Nonparametric Conditional Estimation
Author(s) -
Arthur Owen
Publication year - 1987
Publication title -
osti oai (u.s. department of energy office of scientific and technical information)
Language(s) - English
Resource type - Reports
DOI - 10.2172/1454025
Subject(s) - mathematics , nonparametric statistics , conditional probability distribution , quantile , measure (data warehouse) , smoothing , nonparametric regression , statistics , conditional expectation , distribution (mathematics) , conditional variance , econometrics , mathematical analysis , computer science , volatility (finance) , database , autoregressive conditional heteroskedasticity
: Many nonparametric regression techniques (such as kernels, nearest neighbors, and smoothing splines) estimate the conditional mean of Y given X = x by a weighted sum of observed Y values, where observations with X values near x tend to have larger weights. In this report the weights are taken to represent a finite signed measure on the space of Y values. This measure is studied as an estimate of the conditional distribution of Y given X= x. From estimates of the conditional distribution, estimates of conditional means, standard deviations, quantiles and other statistical functionals may be computed. Chapter 1 illustrates the computation of conditional quantiles and conditional survival probabilities on the Stanford Heart Transplant data.
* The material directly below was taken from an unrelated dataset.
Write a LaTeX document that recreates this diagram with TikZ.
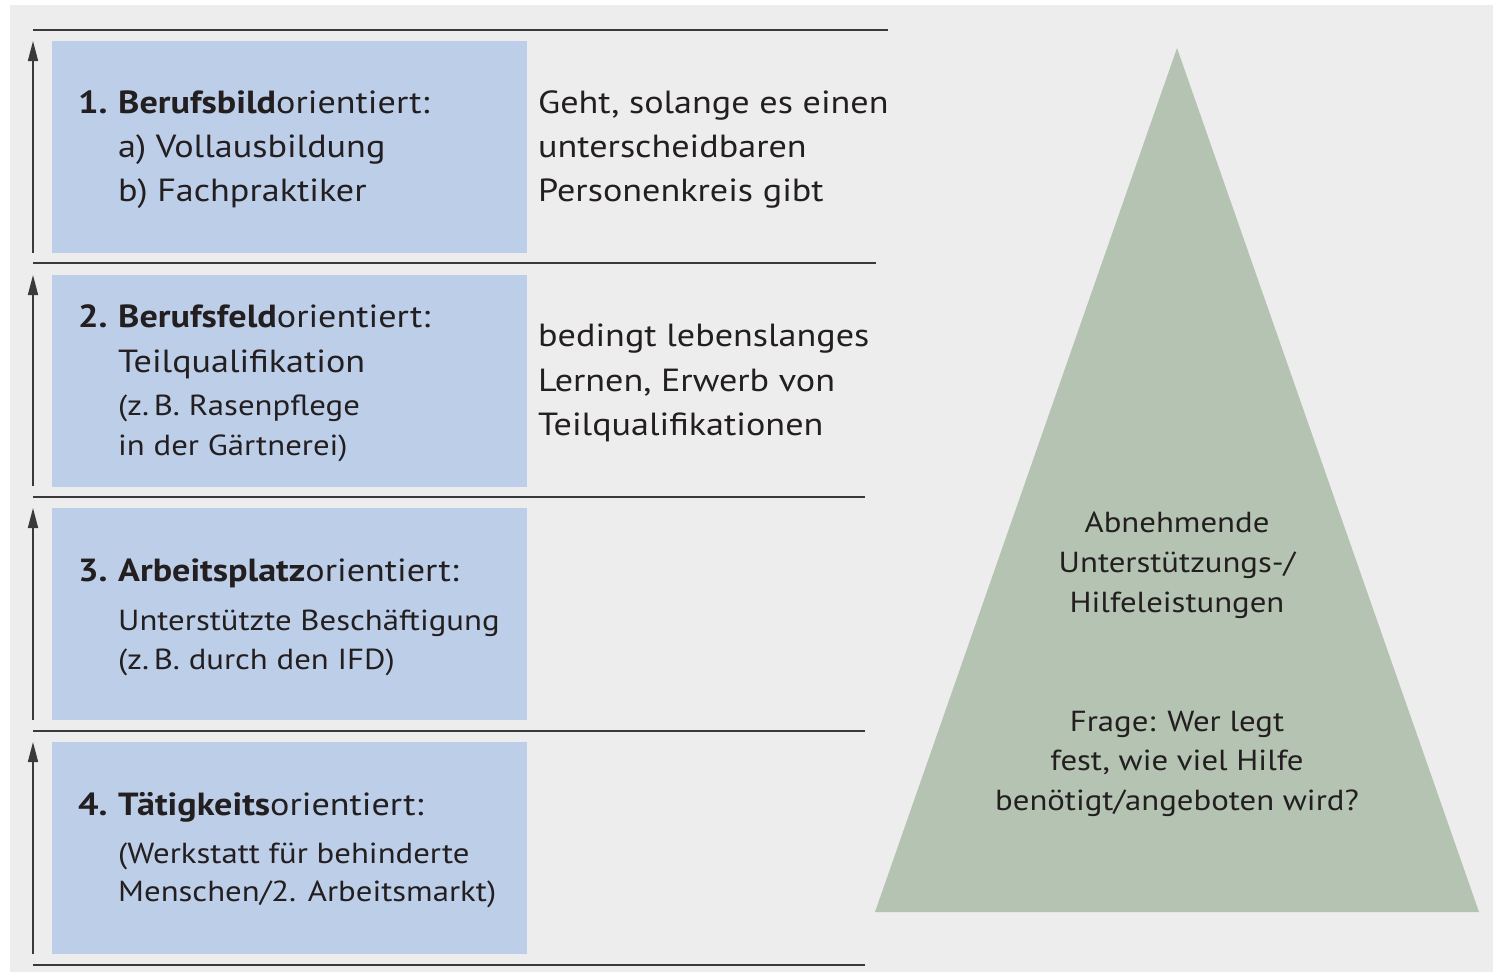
\documentclass[tikz,border=0pt]{standalone}
\usepackage{fontspec}
\setmainfont{PT Sans}[FakeStretch=1.13]
\usetikzlibrary{arrows.meta}
\definecolor{bg}{HTML}{EDEDED}
\definecolor{boxblue}{HTML}{BDCEE9}
\definecolor{trigreen}{HTML}{B5C3B2}
\definecolor{ink}{HTML}{231F20}
\definecolor{rulec}{HTML}{3A3A3A}
\tikzset{
  bbox/.style={fill=boxblue, draw=none, minimum width=475pt, minimum height=212pt, anchor=north west, inner sep=0pt},
  sepline/.style={draw=rulec, line width=1.6pt},
  uparrow/.style={draw=rulec, line width=1.6pt, -{Stealth[length=20pt,width=10pt,inset=0pt]}},
  big/.style={font=\fontsize{32}{38}\selectfont, text=ink, anchor=base west, inner sep=0pt},
  small/.style={font=\fontsize{29}{34}\selectfont, text=ink, anchor=base west, inner sep=0pt},
  tri/.style={font=\fontsize{29}{34}\selectfont, text=ink, anchor=base, inner sep=0pt},
}
\begin{document}
\begin{tikzpicture}[x=1pt,y=-1pt]
\useasboundingbox (0,0) rectangle (1493,972);
\fill[white] (0,0) rectangle (1493,972);
\fill[bg] (10,5) rectangle (1493,972);

% separator lines
\draw[sepline] (33,30) -- (888,30);
\draw[sepline] (33,263) -- (876,263);
\draw[sepline] (33,497) -- (865,497);
\draw[sepline] (33,731) -- (865,731);
\draw[sepline] (33,965) -- (865,965);

% boxes
\node[bbox] (box1) at (52,41) {};
\node[bbox] (box2) at (52,275) {};
\node[bbox] (box3) at (52,508) {};
\node[bbox] (box4) at (52,742) {};

% arrows
\coordinate (a1s) at (33,253); \coordinate (a1e) at (33,41);
\coordinate (a2s) at (33,486); \coordinate (a2e) at (33,275);
\coordinate (a3s) at (33,720); \coordinate (a3e) at (33,508);
\coordinate (a4s) at (33,954); \coordinate (a4e) at (33,742);
\draw[uparrow] (a1s) -- (a1e);
\draw[uparrow] (a2s) -- (a2e);
\draw[uparrow] (a3s) -- (a3e);
\draw[uparrow] (a4s) -- (a4e);

% box 1
\node[big] (n1) at (78,113) {\bfseries 1.};
\node[big] (h1) at (118,113) {\textbf{Berufsbild}orientiert:};
\node[big] (l1a) at (118,157) {a) Vollausbildung};
\node[big] (l1b) at (118,201) {b) Fachpraktiker};

% box 2
\node[big] (n2) at (78,327) {\bfseries 2.};
\node[big] (h2) at (118,327) {\textbf{Berufsfeld}orientiert:};
\node[big] (l2a) at (118,372) {Teilqualifikation};
\node[small] (l2b) at (118,415) {(z.\,B. Rasenpflege};
\node[small] (l2c) at (118,455) {in der Gärtnerei)};

% box 3
\node[big] (n3) at (78,581) {\bfseries 3.};
\node[big] (h3) at (118,581) {\textbf{Arbeitsplatz}orientiert:};
\node[small] (l3a) at (118,630) {Unterstützte Beschäftigung};
\node[small] (l3b) at (118,669) {(z.\,B. durch den IFD)};

% box 4
\node[big] (n4) at (78,815) {\bfseries 4.};
\node[big] (h4) at (118,815) {\textbf{Tätigkeits}orientiert:};
\node[small] (l4a) at (118,863) {(Werkstatt für behinderte};
\node[small] (l4b) at (118,901) {Menschen/2. Arbeitsmarkt)};

% right texts
\node[big] (r1a) at (538,113) {Geht, solange es einen};
\node[big] (r1b) at (538,157) {unterscheidbaren};
\node[big] (r1c) at (538,201) {Personenkreis gibt};
\node[big] (r2a) at (538,346) {bedingt lebenslanges};
\node[big] (r2b) at (538,391) {Lernen, Erwerb von};
\node[big] (r2c) at (538,435) {Teilqualifikationen};

% triangle
\fill[trigreen] (1177,48) -- (875,912) -- (1479,912) -- cycle;
\node[tri] (t1) at (1177,532) {Abnehmende};
\node[tri] (t2) at (1177,572) {Unterstützungs-/};
\node[tri] (t3) at (1177,612) {Hilfeleistungen};
\node[tri] (t4) at (1177,731) {Frage: Wer legt};
\node[tri] (t5) at (1177,770) {fest, wie viel Hilfe};
\node[tri] (t6) at (1177,810) {benötigt/angeboten wird?};
\end{tikzpicture}
\end{document}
Chapter 2 contains a survey of nonparametric regression methods and introduces statistical metrics and von Mises' method for later use. Chapter 3 proves some consistency results. The estimated conditional distribution of Y is shown to be consistent in the following sense: the Prohorov distance between the estimated and true conditional distributions converges in probability to zero. The required conditions are: that the distribution of Y given X = x vary continuously with x, that the weights regarded as a measure on the X space converge in probability to a point mass at x, and that a measure of the effective local sample size tend to infinity in probability. A slight strengthening of the conditions allows one to establish almost sure consistency. Consistency of Prohorov-continuous (i.e. robust) functionals follows immediately. In the above, the X and Y spaces are complete separable metric spaces. In case Y is the real line, weak and strong consistency results are established for the Kolmogorov-Smirnov and the Vasserstein metrics under stronger conditions. Chapter 4 provides conditions under which the suitably normalized errors in estimating the conditional distribution of Y have a Brownian limit.